These rejection letters, sent to women engineering students about 100 years ago, will make your blood boil

Today marks the 67th anniversary of the founding of the Society of Women Engineers (SWE) and in celebration of women’s contributions to the tech and engineering fields, SWE archivist Troy Eller English has published a set of rejection letters sent to women engineering students in the early 20th century.

In 1919, the same year women won the right to vote in the United States, two University of Colorado students administered a survey of U.S. engineering institutions to inquire about how many female students had been enrolled in the past or present. The students, Lou Alta Melton and Hilda Counts, were looking for enterprising women to join the American Society of Women Engineers and Architects, a predecessor of the SWE, but what they found was a whole lot of dismissive, patronizing, and sexist dudesplaining.

“We do not permit women to register in the Engineering School under our present regulations,” wrote William Mott, then-dean of the Carnegie Institute of Technology.


Thanks for nothing, pal.

But that’s not even the worst of them.

“I suspect the number of women who have undertaken general engineering courses is so few that you will hardly be able to form an organization,” wrote William Raymond, then-dean of the State University of Iowa, before adding, “However, I may be mistaken.”

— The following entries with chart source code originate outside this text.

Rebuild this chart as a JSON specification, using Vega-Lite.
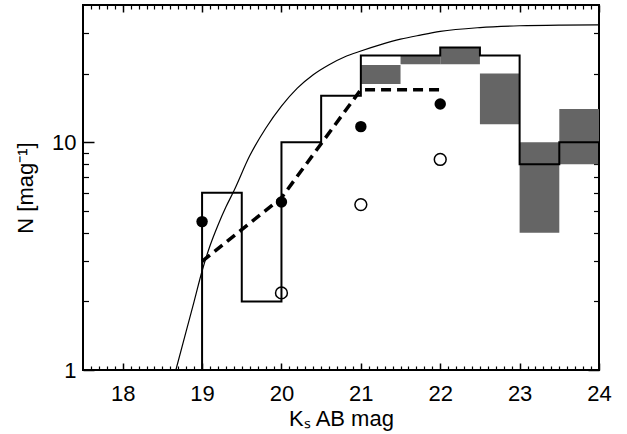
{
  "$schema": "https://vega.github.io/schema/vega-lite/v6.json",
  "width": 516,
  "height": 365,
  "autosize": {"type": "none"},
  "padding": {"left": 83, "top": 5, "right": 28, "bottom": 64},
  "config": {
    "view": {"stroke": "black", "strokeWidth": 2},
    "axis": {
      "grid": false,
      "domain": false,
      "labelFont": "Liberation Sans",
      "titleFont": "Liberation Sans",
      "labelFontSize": 22,
      "titleFontSize": 22,
      "titleFontWeight": "normal",
      "labelColor": "black",
      "titleColor": "black",
      "tickColor": "black",
      "labelFlush": false,
      "labelOverlap": false
    }
  },
  "datasets": {
    "boxes": [
      {"x1": 21, "x2": 21.5, "lo": 18, "hi": 21.8},
      {"x1": 21.5, "x2": 22, "lo": 22, "hi": 24},
      {"x1": 22, "x2": 22.5, "lo": 22, "hi": 26},
      {"x1": 22.5, "x2": 23, "lo": 12, "hi": 20},
      {"x1": 23, "x2": 23.5, "lo": 4, "hi": 10},
      {"x1": 23.5, "x2": 24, "lo": 8, "hi": 14}
    ],
    "hist": [
      {"i": 0, "mag": 17.5, "n": 1},
      {"i": 1, "mag": 19, "n": 1},
      {"i": 2, "mag": 19, "n": 6},
      {"i": 3, "mag": 19.5, "n": 2},
      {"i": 4, "mag": 20, "n": 10},
      {"i": 5, "mag": 20.5, "n": 16},
      {"i": 6, "mag": 21, "n": 24},
      {"i": 7, "mag": 22, "n": 26},
      {"i": 8, "mag": 22.5, "n": 24},
      {"i": 9, "mag": 23, "n": 8},
      {"i": 10, "mag": 23.5, "n": 10},
      {"i": 11, "mag": 24, "n": 10},
      {"i": 12, "mag": 24, "n": 6}
    ],
    "curve": [
      {"mag": 18.67, "n": 1.0},
      {"mag": 18.8, "n": 1.48},
      {"mag": 18.9, "n": 2.0},
      {"mag": 19.0, "n": 2.72},
      {"mag": 19.1, "n": 3.51},
      {"mag": 19.2, "n": 4.32},
      {"mag": 19.3, "n": 5.19},
      {"mag": 19.4, "n": 6.1},
      {"mag": 19.6, "n": 8.71},
      {"mag": 19.8, "n": 11.48},
      {"mag": 20.0, "n": 14.39},
      {"mag": 20.2, "n": 17.26},
      {"mag": 20.4, "n": 19.77},
      {"mag": 20.6, "n": 21.88},
      {"mag": 20.8, "n": 23.71},
      {"mag": 21.0, "n": 25.12},
      {"mag": 21.25, "n": 26.79},
      {"mag": 21.5, "n": 28.31},
      {"mag": 21.75, "n": 29.51},
      {"mag": 22.0, "n": 30.62},
      {"mag": 22.5, "n": 31.84},
      {"mag": 23.0, "n": 32.43},
      {"mag": 23.5, "n": 32.66},
      {"mag": 24.0, "n": 32.73}
    ],
    "dashed": [
      {"mag": 19, "n": 3.0},
      {"mag": 20, "n": 5.7},
      {"mag": 21, "n": 17},
      {"mag": 22, "n": 17}
    ],
    "filled": [
      {"mag": 19, "n": 4.48},
      {"mag": 20, "n": 5.46},
      {"mag": 21, "n": 11.7},
      {"mag": 22, "n": 14.7}
    ],
    "open": [
      {"mag": 20, "n": 2.18},
      {"mag": 21, "n": 5.32},
      {"mag": 22, "n": 8.4}
    ]
  },
  "resolve": {"axis": {"x": "independent", "y": "independent"}},
  "layer": [
    {
      "data": {"name": "boxes"},
      "mark": {"type": "rect", "color": "#656565"},
      "encoding": {
        "x": {"field": "x1", "type": "quantitative",
          "scale": {"domain": [17.5, 24], "nice": false, "zero": false},
          "axis": {"orient": "bottom", "values": [18, 19, 20, 21, 22, 23, 24], "ticks": false, "labelPadding": 13.5, "title": "Kₛ AB mag", "titlePadding": 4}},
        "x2": {"field": "x2"},
        "y": {"field": "lo", "type": "quantitative",
          "scale": {"type": "log", "domain": [1, 40], "nice": false},
          "axis": {"orient": "left", "values": [1, 10], "format": "d", "ticks": false, "labelPadding": 7, "title": "N [mag⁻¹]", "titlePadding": 14}},
        "y2": {"field": "hi"}
      }
    },
    {
      "data": {"name": "hist"},
      "mark": {"type": "line", "interpolate": "step-after", "color": "black", "strokeWidth": 2, "clip": true},
      "encoding": {
        "x": {"field": "mag", "type": "quantitative",
          "scale": {"domain": [17.5, 24], "nice": false, "zero": false},
          "axis": {"orient": "bottom", "values": [18, 19, 20, 21, 22, 23, 24], "labels": false, "tickSize": -7, "tickWidth": 1.5, "title": null}},
        "y": {"field": "n", "type": "quantitative",
          "scale": {"type": "log", "domain": [1, 40], "nice": false},
          "axis": {"orient": "left", "values": [1, 10], "labels": false, "tickSize": -11, "tickWidth": 1.5, "title": null}},
        "order": {"field": "i", "type": "quantitative"}
      }
    },
    {
      "data": {"name": "curve"},
      "mark": {"type": "line", "interpolate": "monotone", "color": "black", "strokeWidth": 1.2, "clip": true},
      "encoding": {
        "x": {"field": "mag", "type": "quantitative",
          "scale": {"domain": [17.5, 24], "nice": false, "zero": false},
          "axis": {"orient": "bottom", "values": [17.6, 17.7, 17.8, 17.9, 18.1, 18.2, 18.3, 18.4, 18.5, 18.6, 18.7, 18.8, 18.9, 19.1, 19.2, 19.3, 19.4, 19.5, 19.6, 19.7, 19.8, 19.9, 20.1, 20.2, 20.3, 20.4, 20.5, 20.6, 20.7, 20.8, 20.9, 21.1, 21.2, 21.3, 21.4, 21.5, 21.6, 21.7, 21.8, 21.9, 22.1, 22.2, 22.3, 22.4, 22.5, 22.6, 22.7, 22.8, 22.9, 23.1, 23.2, 23.3, 23.4, 23.5, 23.6, 23.7, 23.8, 23.9], "labels": false, "tickSize": -4, "tickWidth": 1.2, "title": null}},
        "y": {"field": "n", "type": "quantitative",
          "scale": {"type": "log", "domain": [1, 40], "nice": false},
          "axis": {"orient": "left", "values": [2, 3, 4, 5, 6, 7, 8, 9, 20, 30], "labels": false, "tickSize": -5.5, "tickWidth": 1.2, "title": null}}
      }
    },
    {
      "data": {"name": "dashed"},
      "mark": {"type": "line", "color": "black", "strokeWidth": 3.5, "strokeDash": [10, 6], "clip": true},
      "encoding": {
        "x": {"field": "mag", "type": "quantitative",
          "scale": {"domain": [17.5, 24], "nice": false, "zero": false},
          "axis": {"orient": "top", "values": [18, 19, 20, 21, 22, 23, 24], "labels": false, "tickSize": -7, "tickWidth": 1.5, "title": null}},
        "y": {"field": "n", "type": "quantitative",
          "scale": {"type": "log", "domain": [1, 40], "nice": false},
          "axis": {"orient": "right", "values": [1, 10], "labels": false, "tickSize": -11, "tickWidth": 1.5, "title": null}}
      }
    },
    {
      "data": {"name": "filled"},
      "mark": {"type": "point", "shape": "circle", "filled": true, "color": "black", "size": 130, "opacity": 1},
      "encoding": {
        "x": {"field": "mag", "type": "quantitative",
          "scale": {"domain": [17.5, 24], "nice": false, "zero": false},
          "axis": {"orient": "top", "values": [17.6, 17.7, 17.8, 17.9, 18.1, 18.2, 18.3, 18.4, 18.5, 18.6, 18.7, 18.8, 18.9, 19.1, 19.2, 19.3, 19.4, 19.5, 19.6, 19.7, 19.8, 19.9, 20.1, 20.2, 20.3, 20.4, 20.5, 20.6, 20.7, 20.8, 20.9, 21.1, 21.2, 21.3, 21.4, 21.5, 21.6, 21.7, 21.8, 21.9, 22.1, 22.2, 22.3, 22.4, 22.5, 22.6, 22.7, 22.8, 22.9, 23.1, 23.2, 23.3, 23.4, 23.5, 23.6, 23.7, 23.8, 23.9], "labels": false, "tickSize": -4, "tickWidth": 1.2, "title": null}},
        "y": {"field": "n", "type": "quantitative",
          "scale": {"type": "log", "domain": [1, 40], "nice": false},
          "axis": {"orient": "right", "values": [2, 3, 4, 5, 6, 7, 8, 9, 20, 30], "labels": false, "tickSize": -5.5, "tickWidth": 1.2, "title": null}}
      }
    },
    {
      "data": {"name": "open"},
      "mark": {"type": "point", "shape": "circle", "filled": false, "color": "black", "strokeWidth": 1.5, "size": 140, "opacity": 1},
      "encoding": {
        "x": {"field": "mag", "type": "quantitative",
          "scale": {"domain": [17.5, 24], "nice": false, "zero": false},
          "axis": null},
        "y": {"field": "n", "type": "quantitative",
          "scale": {"type": "log", "domain": [1, 40], "nice": false},
          "axis": null}
      }
    }
  ]
}
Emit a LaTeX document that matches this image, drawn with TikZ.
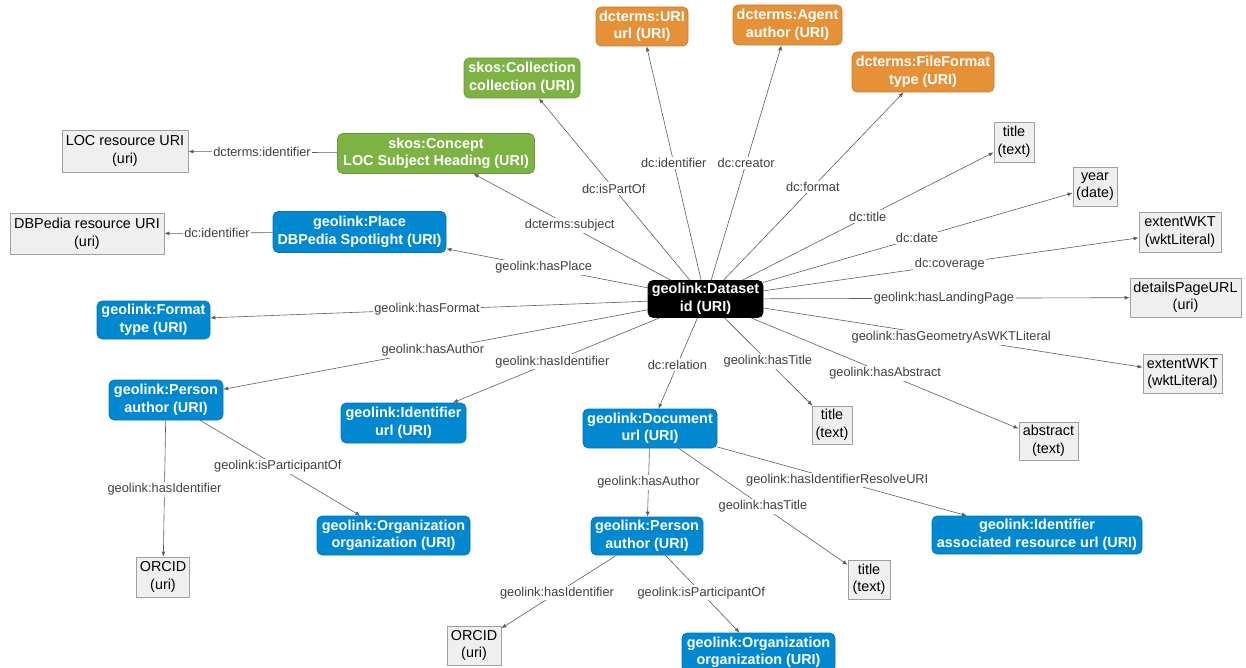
\documentclass[tikz,border=0pt]{standalone}
\usepackage{fontspec}
\setmainfont{Liberation Sans}
\usetikzlibrary{calc,arrows.meta}
\definecolor{orangeC}{HTML}{E69138}
\definecolor{greenC}{HTML}{7CB342}
\definecolor{blueC}{HTML}{0288D1}
\definecolor{grayfill}{HTML}{EFEFEF}
\definecolor{grayborder}{HTML}{A0A0A0}
\definecolor{edgeC}{HTML}{5E5E5E}
\definecolor{labelC}{HTML}{404040}
\begin{document}
\begin{tikzpicture}[x=1pt,y=-1pt,
  box/.style={rectangle, align=center, inner xsep=3pt, inner ysep=2pt},
  cbox/.style={box, rounded corners=5pt, text=white,
    font=\bfseries\fontsize{14.4}{17.5}\selectfont,
    draw=#1!85!black, fill=#1, line width=0.6pt},
  orangebox/.style={cbox=orangeC},
  greenbox/.style={cbox=greenC},
  bluebox/.style={cbox=blueC},
  blackbox/.style={cbox=black},
  graybox/.style={box, fill=grayfill, draw=grayborder, line width=0.8pt,
    text=black, font=\fontsize{14.4}{17.5}\selectfont},
  edge/.style={draw=edgeC, line width=0.6pt, -{Latex[length=5pt,width=4pt]}},
  lbl/.style={fill=white, text=labelC, inner sep=1.5pt,
    font=\fontsize{12.8}{14}\selectfont},
  sz/.style 2 args={minimum width=#1pt, minimum height=#2pt}
]
\useasboundingbox (0,0) rectangle (1246,668);

% ---------- nodes ----------
\node[blackbox, sz={115}{37}] (ds) at (705.5,299) {geolink:Dataset\\id (URI)};

\node[orangebox, sz={92}{39}] (uri) at (642,26.5) {dcterms:URI\\url (URI)};
\node[orangebox, sz={109}{40}] (agent) at (787.5,25) {dcterms:Agent\\author (URI)};
\node[orangebox, sz={142}{40}] (ff) at (923,72) {dcterms:FileFormat\\type (URI)};

\node[greenbox, sz={116}{40}] (coll) at (522,78) {skos:Collection\\collection (URI)};
\node[greenbox, sz={197}{40}] (concept) at (436,153.5) {skos:Concept\\LOC Subject Heading (URI)};

\node[bluebox, sz={173}{41}] (place) at (359.5,232) {geolink:Place\\DBPedia Spotlight (URI)};
\node[bluebox, sz={113}{38}] (format) at (153.5,320) {geolink:Format\\type (URI)};
\node[bluebox, sz={114}{40}] (personL) at (166,400) {geolink:Person\\author (URI)};
\node[bluebox, sz={125}{40}] (identL) at (403.5,423) {geolink:Identifier\\url (URI)};
\node[bluebox, sz={153}{39}] (orgL) at (393.5,535.5) {geolink:Organization\\organization (URI)};
\node[bluebox, sz={134}{39}] (doc) at (650,428.5) {geolink:Document\\url (URI)};
\node[bluebox, sz={112}{38}] (personC) at (647,536) {geolink:Person\\author (URI)};
\node[bluebox, sz={153}{39}] (orgB) at (758.5,652.5) {geolink:Organization\\organization (URI)};
\node[bluebox, sz={210}{38}] (identR) at (1037,535) {geolink:Identifier\\associated resource url (URI)};

\node[graybox, sz={126}{42}] (loc) at (125,151) {LOC resource URI\\(uri)};
\node[graybox, sz={154}{41}] (dbp) at (87,234) {DBPedia resource URI\\(uri)};
\node[graybox, sz={40}{40}] (ttl1) at (1014,142) {title\\(text)};
\node[graybox, sz={44}{39}] (year) at (1095,186.5) {year\\(date)};
\node[graybox, sz={82}{40}] (ext1) at (1180,232) {extentWKT\\(wktLiteral)};
\node[graybox, sz={111}{39}] (land) at (1185.5,297.5) {detailsPageURL\\(uri)};
\node[graybox, sz={79}{39}] (ext2) at (1182.5,373.5) {extentWKT\\(wktLiteral)};
\node[graybox, sz={40}{38}] (ttl2) at (832,425) {title\\(text)};
\node[graybox, sz={59}{38}] (abs) at (1048.5,441) {abstract\\(text)};
\node[graybox, sz={42}{39}] (ttl3) at (869,579.5) {title\\(text)};
\node[graybox, sz={52}{40}] (orcidL) at (163,577) {ORCID\\(uri)};
\node[graybox, sz={54}{39}] (orcidB) at (474,645.5) {ORCID\\(uri)};

% ---------- connectors ----------
\draw[edge] (ds) -- (uri);
\draw[edge] (ds) -- (agent);
\draw[edge] (ds) -- (ff);
\draw[edge] (ds) -- (coll);
\draw[edge] (ds) -- (concept);
\draw[edge] (ds) -- (place);
\draw[edge] (ds) -- (format);
\draw[edge] (ds) -- (personL);
\draw[edge] (ds) -- (identL);
\draw[edge] (ds) -- (doc);
\draw[edge] (ds) -- (ttl2);
\draw[edge] (ds) -- (abs);
\draw[edge] (ds) -- (ext2);
\draw[edge] (ds) -- (land);
\draw[edge] (ds) -- (ext1);
\draw[edge] (ds) -- (year);
\draw[edge] (ds) -- (ttl1);
\draw[edge] (concept) -- (loc);
\draw[edge] (place) -- (dbp);
\draw[edge] (personL) -- (orcidL);
\draw[edge] (personL) -- (orgL);
\draw[edge] (doc) -- (personC);
\draw[edge] (doc) -- (ttl3);
\draw[edge] (doc) -- (identR);
\draw[edge] (personC) -- (orcidB);
\draw[edge] (personC) -- (orgB);

% ---------- connector labels ----------
\node[lbl] (l1) at ($(ds)!(672.5,163)!(uri)$) {dc:identifier};
\node[lbl] (l2) at ($(ds)!(746,163)!(agent)$) {dc:creator};
\node[lbl] (l3) at ($(ds)!(813,187)!(ff)$) {dc:format};
\node[lbl] (l4) at ($(ds)!(613,189)!(coll)$) {dc:isPartOf};
\node[lbl] (l5) at ($(ds)!(569.5,226)!(concept)$) {dcterms:subject};
\node[lbl] (l6) at ($(ds)!(544,266)!(place)$) {geolink:hasPlace};
\node[lbl] (l7) at ($(ds)!(427,311)!(format)$) {geolink:hasFormat};
\node[lbl] (l8) at ($(ds)!(433,351)!(personL)$) {geolink:hasAuthor};
\node[lbl] (l9) at ($(ds)!(552,361)!(identL)$) {geolink:hasIdentifier};
\node[lbl] (l10) at ($(ds)!(676,364)!(doc)$) {dc:relation};
\node[lbl] (l11) at ($(ds)!(767,362)!(ttl2)$) {geolink:hasTitle};
\node[lbl] (l12) at ($(ds)!(884.5,375)!(abs)$) {geolink:hasAbstract};
\node[lbl] (l13) at ($(ds)!(951,339)!(ext2)$) {geolink:hasGeometryAsWKTLiteral};
\node[lbl] (l14) at ($(ds)!(944,299)!(land)$) {geolink:hasLandingPage};
\node[lbl] (l15) at ($(ds)!(950,266)!(ext1)$) {dc:coverage};
\node[lbl] (l16) at ($(ds)!(917,238)!(year)$) {dc:date};
\node[lbl] (l17) at ($(ds)!(868,217)!(ttl1)$) {dc:title};
\node[lbl] (l18) at ($(concept)!(262,153)!(loc)$) {dcterms:identifier};
\node[lbl] (l19) at ($(place)!(217,233.6)!(dbp)$) {dc:identifier};
\node[lbl] (l20) at ($(personL)!(162,489)!(orcidL)$) {geolink:hasIdentifier};
\node[lbl] (l21) at ($(personL)!(277,468)!(orgL)$) {geolink:isParticipantOf};
\node[lbl] (l22) at ($(doc)!(647,482)!(personC)$) {geolink:hasAuthor};
\node[lbl] (l23) at ($(doc)!(762.5,507)!(ttl3)$) {geolink:hasTitle};
\node[lbl] (l24) at ($(doc)!(837,481)!(identR)$) {geolink:hasIdentifierResolveURI};
\node[lbl] (l25) at ($(personC)!(557,593)!(orcidB)$) {geolink:hasIdentifier};
\node[lbl] (l26) at ($(personC)!(701,593)!(orgB)$) {geolink:isParticipantOf};
\end{tikzpicture}
\end{document}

“Up to the present, women students have not been admitted to GA Tech,” responded J.S. Boon, then-professor of Medical Engineering at the Georgia School of Technology. “Yesterday, the City of Atlanta conferred suffrage on women in City Affairs, so no knowing what may happen!”


And yes, this letter is really addressed to “Dear Lady.” Ugh.

Then there’s R. Benton, then-dean of the College of Engineering at the University of Florida, who wrote, “Under our State system of higher education, women are not admissible to the University of Florida, nor men to the Florida State College for Women at Tallahassee. While the State College at Tallahassee does not have any engineering departments, it does offer courses in applied science.”


Ah. Helpful.

Nevertheless, women in engineering persisted. Today, the Society of Women Engineers boasts a membership of 35,000 individuals, as well as 100 professional member sections and 300 collegiate member sections. Now that’s girl power!